1. Having a good personality matters
If you’ve managed to graduate with your degree firmly in hand, you’re probably more than up to the technical side of the job. What employers will be keen to establish is whether you’ll be a good cultural fit. Try to establish a good rapport with them and let your personality shine through.
2. Don’t place too much emphasis on your tax education
Trust us, your employer understands you only completed one or two tax courses and have largely forgotten what you learnt. There’s no need to talk up your skill set given they’ll be enrolling you in taxation education if they decide to hire you.
3. Exaggeration is acceptable – lying isn’t
Interviewers expect you to talk yourself up – it demonstrates you’re keen to get the position – but they won’t appreciate being seriously misled. Make sure you don’t cross the line by pretending to have a Master of Taxation when you actually don’t.
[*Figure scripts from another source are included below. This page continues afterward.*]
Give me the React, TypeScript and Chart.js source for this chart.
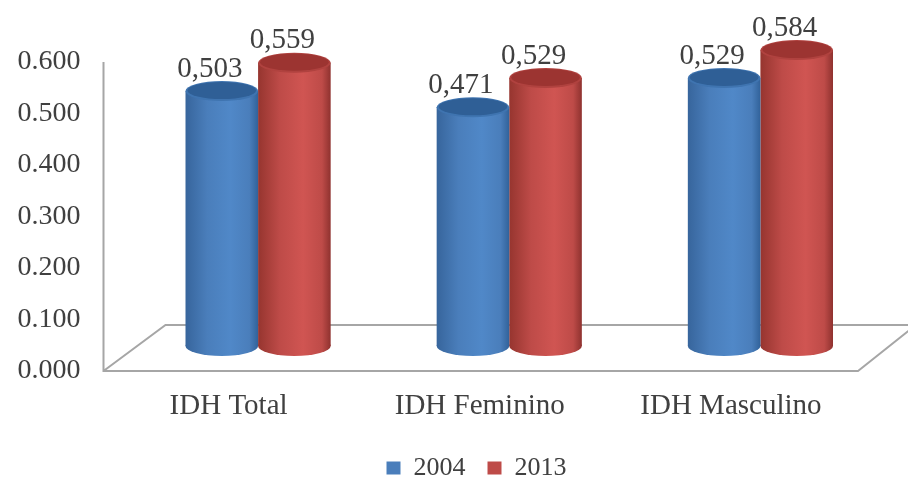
import React, { useEffect, useRef } from "react";
import { Chart, registerables } from "chart.js";

Chart.register(...registerables);

const categories = ["IDH Total", "IDH Feminino", "IDH Masculino"];
const series2004 = [0.503, 0.471, 0.529];
const series2013 = [0.559, 0.529, 0.584];
const labels2004 = ["0,503", "0,471", "0,529"];
const labels2013 = ["0,559", "0,529", "0,584"];
const seriesNames = ["2004", "2013"];
const tickLabels = ["0.000", "0.100", "0.200", "0.300", "0.400", "0.500", "0.600"];

const FONT = "'Liberation Serif', serif";
const TEXT = "#404040";
const AXIS = "#a6a6a6";
const palettes = [
  { solid: "#4a7ebb", edgeL: "#37659c", mid: "#5088c8", edgeR: "#31629a", cap: "#2f5f96", rim: "#3f74b0" },
  { solid: "#be4b48", edgeL: "#96352f", mid: "#d05552", edgeR: "#8f322f", cap: "#9c3431", rim: "#b0423f" },
];
const RY = 10;

function sideGradient(c: CanvasRenderingContext2D, left: number, width: number, p: typeof palettes[0]) {
  const g = c.createLinearGradient(left, 0, left + width, 0);
  g.addColorStop(0, p.edgeL);
  g.addColorStop(0.3, p.solid);
  g.addColorStop(0.62, p.mid);
  g.addColorStop(0.88, p.solid);
  g.addColorStop(1, p.edgeR);
  return g;
}

const cylinderPlugin = {
  id: "cylinder",
  beforeDraw(chart: any) {
    // tick labels sit far left of the axis box; widen the label clip area
    chart.scales.y.left = 0;
  },
  beforeDatasetsDraw(chart: any) {
    const { ctx: c, chartArea: a, scales } = chart;
    const y0 = scales.y.getPixelForValue(0);
    const yBack = y0 - 46;
    c.save();
    c.strokeStyle = AXIS;
    c.lineWidth = 2;
    const left = a.left - 29;
    const right = a.right - 28;
    c.beginPath();
    c.moveTo(left, scales.y.getPixelForValue(0.6));
    c.lineTo(left, y0);
    c.lineTo(right, y0);
    c.lineTo(right + 58, y0 - 46);
    c.moveTo(left, y0);
    c.lineTo(left + 62, yBack);
    c.lineTo(right + 58, yBack);
    c.stroke();
    c.restore();
  },
  beforeDatasetDraw(chart: any, args: any) {
    const c = chart.ctx;
    const p = palettes[args.index];
    c.save();
    chart.getDatasetMeta(args.index).data.forEach((el: any) => {
      const w = el.width;
      const g = sideGradient(c, el.x - w / 2, w, p);
      el.options = Object.assign({}, el.options, { backgroundColor: g });
      c.fillStyle = g;
      c.beginPath();
      c.ellipse(el.x, el.base, w / 2, RY, 0, 0, Math.PI * 2);
      c.fill();
    });
    c.restore();
  },
  afterDatasetDraw(chart: any, args: any) {
    const c = chart.ctx;
    const p = palettes[args.index];
    c.save();
    chart.getDatasetMeta(args.index).data.forEach((el: any) => {
      c.fillStyle = p.rim;
      c.beginPath();
      c.ellipse(el.x, el.y, el.width / 2, RY, 0, 0, Math.PI * 2);
      c.fill();
      c.fillStyle = p.cap;
      c.beginPath();
      c.ellipse(el.x, el.y - 0.5, el.width / 2 - 2, RY - 1.5, 0, 0, Math.PI * 2);
      c.fill();
    });
    c.restore();
  },
  afterDatasetsDraw(chart: any) {
    const c = chart.ctx;
    c.save();
    c.font = `29px ${FONT}`;
    c.fillStyle = TEXT;
    c.textAlign = "center";
    c.textBaseline = "middle";
    [labels2004, labels2013].forEach((texts, d) => {
      chart.getDatasetMeta(d).data.forEach((el: any, i: number) => {
        c.fillText(texts[i], el.x - 12, el.y - 22);
      });
    });
    c.restore();
  },
};

export default function App() {
  const ref = useRef<HTMLCanvasElement>(null);
  useEffect(() => {
    const chart = new Chart(ref.current as HTMLCanvasElement, {
      type: "bar",
      plugins: [cylinderPlugin],
      data: {
        labels: categories,
        datasets: [
          { label: seriesNames[0], data: series2004, yAxisID: "yBars", backgroundColor: palettes[0].solid, clip: false as any },
          { label: seriesNames[1], data: series2013, yAxisID: "yBars", backgroundColor: palettes[1].solid, clip: false as any },
        ],
      },
      options: {
        animation: false,
        responsive: false,
        layout: { padding: { left: 67, right: 22, top: 62, bottom: -14 } },
        datasets: { bar: { categoryPercentage: 0.578, barPercentage: 1, borderWidth: 0 } },
        scales: {
          x: {
            grid: { display: false },
            border: { display: false },
            ticks: { labelOffset: -29.5, padding: 10, color: TEXT, font: { family: FONT, size: 29 }, maxRotation: 0 },
            afterFit: (s: any) => { s.height = 62; },
          },
          y: {
            min: 0,
            max: 0.6,
            grid: { display: false, drawTicks: false },
            border: { display: false },
            ticks: {
              stepSize: 0.1,
              padding: 52,
              color: TEXT,
              font: { family: FONT, size: 28 },
              callback: (_v: any, i: number) => tickLabels[i],
            },
            afterFit: (s: any) => {
              s.width = 65.5;
              s.paddingTop = 0;
              s.paddingBottom = 0;
            },
          },
          yBars: { display: false, min: -0.0495, max: 0.5604 },
        },
        plugins: {
          tooltip: { enabled: false },
          legend: {
            position: "bottom",
            labels: { boxWidth: 14, boxHeight: 13, padding: 22, color: TEXT, font: { family: FONT, size: 26 } },
          },
        },
      },
    });
    return () => chart.destroy();
  }, []);
  return (
    <div style={{ position: "absolute", left: 0, top: 0, width: 908, height: 477, background: "#fff" }}>
      <canvas ref={ref} width={908} height={477} style={{ display: "block", filter: "blur(0.5px)" }} />
    </div>
  );
}
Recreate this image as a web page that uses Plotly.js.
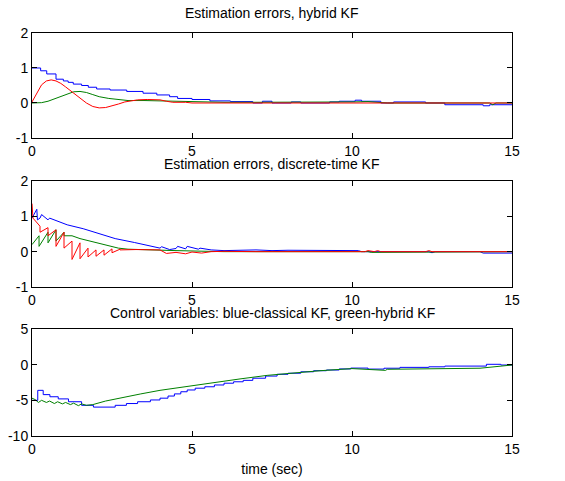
<!DOCTYPE html>
<html>
<head>
<meta charset="utf-8">
<script src="https://cdn.plot.ly/plotly-3.0.1.min.js"></script>
<style>html,body{margin:0;padding:0;background:#fff;}#chart{width:565px;height:481px;}</style>
</head>
<body>
<div id="chart"></div>
<script>
// ---------- Data ----------
// Plot 1: Estimation errors, hybrid KF
var t1Blue = [0,0.27,0.46,0.75,0.98,1.13,1.29,1.55,1.76,2.02,2.44,2.96,3.47,3.9,4.3,4.55,5.0,5.56,6.2,6.9,7.2,7.5,8.1,8.4,9.3,9.6,10.1,10.3,10.9,11.3,12.3,12.9,14.1,14.3,15];
var v1Blue = [1.0,0.92,0.83,0.68,0.63,0.59,0.54,0.5,0.45,0.4,0.37,0.33,0.28,0.23,0.18,0.13,0.1,0.06,0.04,0.0,0.05,0.0,0.03,0.0,0.03,0.05,0.08,0.05,0.0,0.03,0.0,-0.05,-0.08,-0.05,-0.05];
var t1Green = [0,0.3,0.5,0.7,0.9,1.1,1.3,1.5,1.7,1.9,2.1,2.4,2.7,3.0,3.5,4.0,4.4,5.0,6.0,7.0,8.0,9.0,10.0,10.5,11.0,11.1,14.3,14.4,14.5,15];
var v1Green = [0,0.01,0.05,0.12,0.2,0.27,0.32,0.33,0.3,0.24,0.18,0.13,0.09,0.07,0.07,0.06,0.04,0.02,0.02,0.02,0.02,0.01,0.03,0.04,0.02,0,0,-0.05,0,0];
var t1Red = [0,0.1,0.2,0.3,0.45,0.6,0.75,0.9,1.05,1.2,1.35,1.5,1.7,1.9,2.1,2.3,2.5,2.7,2.9,3.1,3.3,3.6,4.0,4.2,4.4,4.8,5.0,7.6,15];
var v1Red = [0.03,0.2,0.38,0.52,0.63,0.66,0.63,0.56,0.46,0.35,0.24,0.14,0.0,-0.1,-0.14,-0.13,-0.09,-0.03,0.03,0.07,0.09,0.1,0.09,0.05,0.02,0.02,0.0,0,0];

// Plot 2: Estimation errors, discrete-time KF
var t2Blue = [0,0.15,0.17,0.25,0.3,0.5,0.55,0.75,1.1,1.6,2.1,2.6,3.2,3.7,4.0,4.05,4.3,4.5,4.55,4.8,4.85,5.2,5.25,5.6,6.0,7.0,7.5,8.0,9.0,10.2,10.3,12.4,12.5,12.6,14.0,14.1,15];
var v2Blue = [0.95,1.2,0.9,0.95,1.05,0.9,0.95,0.88,0.76,0.65,0.5,0.37,0.26,0.17,0.1,0.14,0.06,0.09,0.15,0.08,0.15,0.07,0.1,0.05,0.03,0.05,0.03,0.04,0.03,0.03,0.0,0.0,-0.03,0.0,0.0,-0.04,-0.04];
var t2Green = [0,0.22,0.22,0.5,0.5,0.75,0.75,1.0,1.0,1.25,1.5,1.8,2.1,2.4,2.7,3.0,3.5,4.5,5.5,6.0,10.5,10.6,15];
var v2Green = [0.2,0.45,0.15,0.55,0.25,0.62,0.3,0.55,0.45,0.45,0.37,0.3,0.22,0.15,0.1,0.07,0.05,0.03,0.01,0.0,0.0,-0.02,0.0];
var t2Red = [0,0.03,0.25,0.25,0.5,0.5,0.75,0.75,1.0,1.0,1.25,1.25,1.5,1.5,1.75,1.75,2.0,2.0,2.25,2.25,2.5,2.5,2.75,2.75,3.25,4.0,4.2,4.5,4.8,5.0,5.3,5.6,6.0,7.0,10.4,10.5,10.7,10.8,10.9,12.3,12.4,12.5,15];
var v2Red = [1.36,0.95,0.72,0.55,0.68,0.45,0.62,0.15,0.55,0.1,0.3,-0.22,0.25,-0.2,0.1,-0.15,0.05,-0.13,0.05,-0.1,0.08,-0.03,0.07,0.05,0.06,0.05,-0.05,-0.02,-0.06,-0.01,-0.04,0.0,0.01,0.0,0.0,0.03,0.0,0.03,0.0,0.0,0.03,0.0,0.0];

// Plot 3: Control variables
var t3Blue = [0,0.18,0.35,0.56,0.82,1.14,1.55,1.92,2.6,2.95,3.3,3.7,4.0,4.25,4.45,4.65,4.85,5.1,5.4,5.7,6.0,6.3,6.6,6.9,7.3,7.66,8.0,8.4,8.8,9.2,9.6,9.96,10.5,11.0,11.5,12.4,12.9,14.2,14.65,15];
var v3Blue = [-5.0,-3.6,-4.2,-4.5,-4.8,-5.2,-5.7,-5.95,-5.7,-5.45,-5.2,-4.95,-4.7,-4.4,-4.1,-3.8,-3.55,-3.3,-3.1,-2.85,-2.6,-2.4,-2.2,-1.9,-1.6,-1.35,-1.2,-1.0,-0.85,-0.75,-0.6,-0.48,-0.62,-0.5,-0.38,-0.3,-0.2,0.05,-0.05,-0.05];
var t3Green = [0,0.1,0.2,0.3,0.45,0.55,0.7,0.8,0.95,1.05,1.2,1.3,1.45,1.55,1.7,1.9,2.3,2.8,3.4,4.0,4.6,5.2,5.8,6.5,7.35,8.2,9.0,10.0,10.5,11.05,11.1,11.5,12.6,14.0,15];
var v3Green = [-4.7,-4.9,-5.3,-5.0,-5.3,-5.1,-5.45,-5.2,-5.5,-5.3,-5.6,-5.4,-5.75,-5.5,-5.7,-5.6,-5.1,-4.6,-4.1,-3.6,-3.2,-2.9,-2.5,-2.0,-1.5,-1.15,-0.85,-0.55,-0.65,-0.8,-0.65,-0.62,-0.55,-0.5,-0.05];

var xTicks = [0,5,10,15];
var yTicksErr = [-1,0,1,2];
var yTicksCtrl = [-10,-5,0,5];
var titles = ['Estimation errors, hybrid KF', 'Estimation errors, discrete-time KF', 'Control variables: blue-classical KF, green-hybrid KF'];
var xLabel = 'time (sec)';

// ---------- Styles ----------
var BLUE = '#0000ff', GREEN = '#008000', RED = '#ff0000';
var FONT = 'Arial, "Liberation Sans", Helvetica, sans-serif';

function tr(x, y, color, xa, ya, shape) {
  return {x: x, y: y, type: 'scatter', mode: 'lines', xaxis: xa, yaxis: ya,
          line: {color: color, width: 1, shape: shape || 'linear'}, hoverinfo: 'skip'};
}

var data = [
  tr(t1Blue, v1Blue, BLUE, 'x', 'y', 'hv'),
  tr(t1Green, v1Green, GREEN, 'x', 'y'),
  tr(t1Red, v1Red, RED, 'x', 'y'),
  tr(t2Blue, v2Blue, BLUE, 'x2', 'y2'),
  tr(t2Green, v2Green, GREEN, 'x2', 'y2'),
  tr(t2Red, v2Red, RED, 'x2', 'y2'),
  tr(t3Blue, v3Blue, BLUE, 'x3', 'y3', 'hv'),
  tr(t3Green, v3Green, GREEN, 'x3', 'y3')
];

function xax(anchor) {
  return {anchor: anchor, domain: [0, 1], range: [0, 15], tickvals: xTicks, ticktext: xTicks.map(String),
          ticks: 'inside', ticklen: 5, tickcolor: '#000', showline: true, linecolor: '#000', linewidth: 1,
          mirror: 'ticks', showgrid: false, zeroline: false, tickfont: {family: FONT, size: 14, color: '#000'}};
}
function yax(anchor, dom, rng, tv) {
  return {anchor: anchor, domain: dom, range: rng, tickvals: tv, ticktext: tv.map(String),
          ticks: 'inside', ticklen: 5, tickcolor: '#000', showline: true, linecolor: '#000', linewidth: 1,
          mirror: 'ticks', showgrid: false, zeroline: false, tickfont: {family: FONT, size: 14, color: '#000'}};
}

var xa3 = xax('y3');
xa3.title = {text: xLabel, font: {family: FONT, size: 14, color: '#000'}, standoff: 8};

var layout = {
  width: 565, height: 481,
  margin: {l: 32, r: 53, t: 0, b: 0, pad: 0},
  paper_bgcolor: '#fff', plot_bgcolor: '#fff',
  showlegend: false,
  font: {family: FONT, size: 14, color: '#000'},
  xaxis: xax('y'),
  xaxis2: xax('y2'),
  xaxis3: xa3,
  yaxis: yax('x', [0.7131, 0.9314], [-1, 2], yTicksErr),
  yaxis2: yax('x2', [0.4033, 0.6237], [-1, 2], yTicksErr),
  yaxis3: yax('x3', [0.0936, 0.3160], [-10, 5], yTicksCtrl),
  annotations: [
    {text: titles[0], xref: 'paper', yref: 'paper', x: 0.5, y: 0.972, showarrow: false, xanchor: 'center', yanchor: 'middle', font: {family: FONT, size: 14, color: '#000'}},
    {text: titles[1], xref: 'paper', yref: 'paper', x: 0.5, y: 0.659, showarrow: false, xanchor: 'center', yanchor: 'middle', font: {family: FONT, size: 14, color: '#000'}},
    {text: titles[2], xref: 'paper', yref: 'paper', x: 0.5, y: 0.349, showarrow: false, xanchor: 'center', yanchor: 'middle', font: {family: FONT, size: 14, color: '#000'}}
  ]
};

Plotly.newPlot('chart', data, layout, {staticPlot: true, displayModeBar: false});
</script>
</body>
</html>
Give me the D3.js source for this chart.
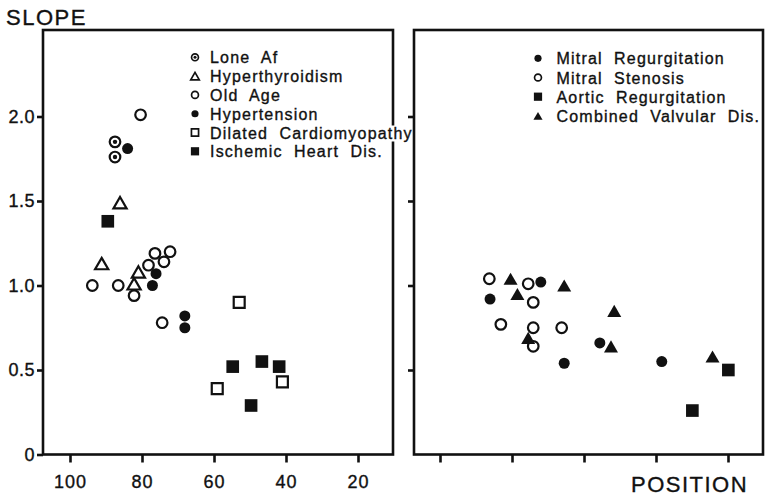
<!DOCTYPE html>
<html>
<head>
<meta charset="utf-8">
<script src="https://cdn.jsdelivr.net/npm/d3@7"></script>
<style>
  body { margin: 0; background: #fff; }
  svg { display: block; font-family: "Liberation Sans", Arial, sans-serif; }
  text { fill: #111; stroke: #111; stroke-width: 0.35px; }
</style>
</head>
<body>
<div id="chart"></div>
<script>
// values: [position, slope]
const loneAf = [[87.5, 1.85], [87.5, 1.76]];
const hyperthyroidism = [[86.1, 1.49], [91.2, 1.13], [81.0, 1.08], [82.2, 1.01]];
const oldAge = [[80.4, 2.01], [76.4, 1.19], [72.2, 1.20], [73.9, 1.14], [78.2, 1.12],
  [93.8, 1.00], [86.6, 1.00], [82.2, 0.94], [74.4, 0.78]];
const hypertension = [[84.0, 1.81], [76.1, 1.07], [77.1, 1.00], [68.1, 0.82], [68.1, 0.75]];
const dilatedCardio = [[53.0, 0.90], [59.1, 0.39], [41.0, 0.43]];
const ischemic = [[89.5, 1.38], [54.8, 0.52], [46.7, 0.55], [41.9, 0.52], [49.7, 0.29]];

const mitralRegurg = [[86.1, 0.92], [72.0, 1.02], [55.6, 0.66], [65.5, 0.54], [38.4, 0.55]];
const mitralStenosis = [[86.3, 1.04], [75.5, 1.01], [74.1, 0.90], [83.1, 0.77], [74.1, 0.75],
  [66.2, 0.75], [74.1, 0.64]];
const aorticRegurg = [[19.9, 0.50], [29.9, 0.26]];
const combinedValv = [[80.4, 1.04], [65.5, 1.00], [78.5, 0.95], [51.6, 0.85], [75.5, 0.69],
  [52.5, 0.64], [24.3, 0.58]];

const xTicks = [100, 80, 60, 40, 20];
const yTicks = [0, 0.5, 1.0, 1.5, 2.0];
const yTickLabels = ['0', '0.5', '1.0', '1.5', '2.0'];

const leftLegend = ['Lone  Af', 'Hyperthyroidism', 'Old  Age', 'Hypertension',
  'Dilated  Cardiomyopathy', 'Ischemic  Heart  Dis.'];
const rightLegend = ['Mitral  Regurgitation', 'Mitral  Stenosis', 'Aortic  Regurgitation',
  'Combined  Valvular  Dis.'];

const W = 765, H = 498;
const plotTop = 30, plotBottom = 454.5;

const svg = d3.select('#chart').append('svg').attr('width', W).attr('height', H);

const y = d3.scaleLinear().domain([0, 2]).range([plotBottom, 116.5]);
const xLeft = d3.scaleLinear().domain([100, 20]).range([70, 358]);
const xRight = d3.scaleLinear().domain([100, 20]).range([440, 728]);

// triangle centred on its bounding box, so it sits where it was read
const triBox = {
  draw(ctx, size) {
    const s = Math.sqrt(size * 4 / Math.sqrt(3)), h = s * Math.sqrt(3) / 2;
    ctx.moveTo(0, -h / 2);
    ctx.lineTo(s / 2, h / 2);
    ctx.lineTo(-s / 2, h / 2);
    ctx.closePath();
  }
};

const marker = {
  dot:    { type: d3.symbolCircle, size: Math.PI * 5.5 * 5.5, fill: '#111', stroke: 'none' },
  ring:   { type: d3.symbolCircle, size: Math.PI * 5.3 * 5.3, fill: '#fff', stroke: '#111' },
  target: { type: d3.symbolCircle, size: Math.PI * 5.3 * 5.3, fill: '#fff', stroke: '#111', inner: true },
  tri:    { type: triBox, size: 75, fill: '#fff', stroke: '#111' },
  triF:   { type: triBox, size: 85, fill: '#111', stroke: 'none' },
  box:    { type: d3.symbolSquare, size: 120, fill: '#fff', stroke: '#111' },
  boxF:   { type: d3.symbolSquare, size: 160, fill: '#111', stroke: 'none' }
};

function drawPoints(g, data, x, m) {
  const sym = d3.symbol().type(m.type).size(m.size);
  g.selectAll(null).data(data).enter().append('path')
    .attr('transform', d => 'translate(' + x(d[0]) + ',' + y(d[1]) + ')')
    .attr('d', sym)
    .attr('fill', m.fill)
    .attr('stroke', m.stroke)
    .attr('stroke-width', 2.2);
  if (m.inner) {
    g.selectAll(null).data(data).enter().append('circle')
      .attr('cx', d => x(d[0])).attr('cy', d => y(d[1])).attr('r', 2.2).attr('fill', '#111');
  }
}

function drawLegend(g, labels, marks, mx, tx, y0, step) {
  labels.forEach(function(label, i) {
    const cy = y0 + i * step, m = marks[i];
    const scale = 0.65;
    g.append('path')
      .attr('transform', 'translate(' + mx + ',' + cy + ') scale(' + scale + ')')
      .attr('d', d3.symbol().type(m.type).size(m.size))
      .attr('fill', m.fill).attr('stroke', m.stroke).attr('stroke-width', 2.6);
    if (m.inner) {
      g.append('circle').attr('cx', mx).attr('cy', cy).attr('r', 1.5).attr('fill', '#111');
    }
    g.append('text')
      .attr('class', 'legend-label')
      .attr('x', tx).attr('y', cy + 6)
      .style('white-space', 'pre')
      .style('font-size', '16px')
      .style('letter-spacing', '1.2px')
      .text(label);
  });
}

function frame(x0, x1) {
  svg.append('rect')
    .attr('x', x0).attr('y', plotTop)
    .attr('width', x1 - x0).attr('height', plotBottom - plotTop)
    .attr('fill', 'none').attr('stroke', '#111').attr('stroke-width', 2.6);
}

// ---------- left panel ----------
frame(43, 393);
const left = svg.append('g');

left.append('g')
  .attr('transform', 'translate(43,0)')
  .call(d3.axisLeft(y).tickValues(yTicks).tickSize(6).tickPadding(2)
    .tickFormat((d, i) => yTickLabels[i]))
  .call(g => g.select('.domain').remove())
  .call(g => g.selectAll('line').attr('stroke', '#111').attr('stroke-width', 2.6))
  .call(g => g.selectAll('text').attr('fill', '#111').style('font-size', '18px')
    .style('font-family', '"Liberation Sans", Arial, sans-serif').style('letter-spacing', '0.5px'));

left.append('g')
  .attr('transform', 'translate(0,' + plotBottom + ')')
  .call(d3.axisBottom(xLeft).tickValues(xTicks).tickSize(8).tickPadding(13))
  .call(g => g.select('.domain').remove())
  .call(g => g.selectAll('line').attr('stroke', '#111').attr('stroke-width', 2.6))
  .call(g => g.selectAll('text').attr('fill', '#111').style('font-size', '18px')
    .style('font-family', '"Liberation Sans", Arial, sans-serif').style('letter-spacing', '1px'));

const leftMarks = [marker.target, marker.tri, marker.ring, marker.dot, marker.box, marker.boxF];
drawLegend(left, leftLegend, leftMarks, 195, 210, 57.3, 18.8);

// the long label breaks the frame line in the original
const longLabel = left.selectAll('.legend-label').filter(function() { return this.textContent.indexOf('Cardio') >= 0; });
const bb = longLabel.node().getBBox();
left.insert('rect', () => longLabel.node())
  .attr('x', bb.x + bb.width - 30).attr('y', bb.y + 1)
  .attr('width', 32).attr('height', bb.height - 1)
  .attr('fill', '#fff');

drawPoints(left, loneAf, xLeft, marker.target);
drawPoints(left, hyperthyroidism, xLeft, marker.tri);
drawPoints(left, oldAge, xLeft, marker.ring);
drawPoints(left, hypertension, xLeft, marker.dot);
drawPoints(left, dilatedCardio, xLeft, marker.box);
drawPoints(left, ischemic, xLeft, marker.boxF);

// ---------- right panel ----------
frame(414, 763);
const right = svg.append('g');

right.append('g')
  .attr('transform', 'translate(414,0)')
  .call(d3.axisLeft(y).tickValues(yTicks.slice(1)).tickSize(6).tickFormat(''))
  .call(g => g.select('.domain').remove())
  .call(g => g.selectAll('line').attr('stroke', '#111').attr('stroke-width', 2.6));

right.append('g')
  .attr('transform', 'translate(0,' + plotBottom + ')')
  .call(d3.axisBottom(xRight).tickValues(xTicks).tickSize(8).tickFormat(''))
  .call(g => g.select('.domain').remove())
  .call(g => g.selectAll('line').attr('stroke', '#111').attr('stroke-width', 2.6));

const rightMarks = [marker.dot, marker.ring, marker.boxF, marker.triF];
drawLegend(right, rightLegend, rightMarks, 538, 556.5, 58.3, 19.2);

drawPoints(right, mitralRegurg, xRight, marker.dot);
drawPoints(right, mitralStenosis, xRight, marker.ring);
drawPoints(right, aorticRegurg, xRight, marker.boxF);
drawPoints(right, combinedValv, xRight, marker.triF);

// ---------- axis titles ----------
svg.append('text')
  .attr('x', 6).attr('y', 25)
  .style('font-size', '22px').style('letter-spacing', '1.5px')
  .text('SLOPE');

svg.append('text')
  .attr('x', 631).attr('y', 492)
  .style('font-size', '22px').style('letter-spacing', '1.5px')
  .text('POSITION');
</script>
</body>
</html>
Here’s what two respected tax professionals look for in their job applicants.
Daleen Van der Merwe, HR manager at DKM
“When employing graduates, we pay more attention to whether their attitudes and personality are such that they will fit into our existing team, rather than focusing just on their academic record. They need to be the type of person who is prepared to ask questions and be ready to learn. They also need to be comfortable with starting at the bottom and have realistic expectations.
“We’ve found that those who’ve done extra study, such as a Master of Taxation, straight after their undergraduate degree are overqualified and inexperienced. We prefer that people come to us and then do the CTA1 program while working here.”
Martin Booth, partner at Moore Stephens
“I used to focus heavily on the academic side, but then found that I also had to give thought to cultural fit – is the person going to have the ability to get along with other staff? Are you going to be confident putting them in front of clients? That said, you still need to have a fairly good CV behind you.
“If someone took the initiative and did the CTA1 at their own expense before applying for a job here, that would certainly be to their advantage. The issue many employers have with Gen Y is not so much a lack of skills as an attitude of entitlement. So someone who is going to invest their own time in broadening their skill set, either before or after being employed here, would always be looked favourably upon.”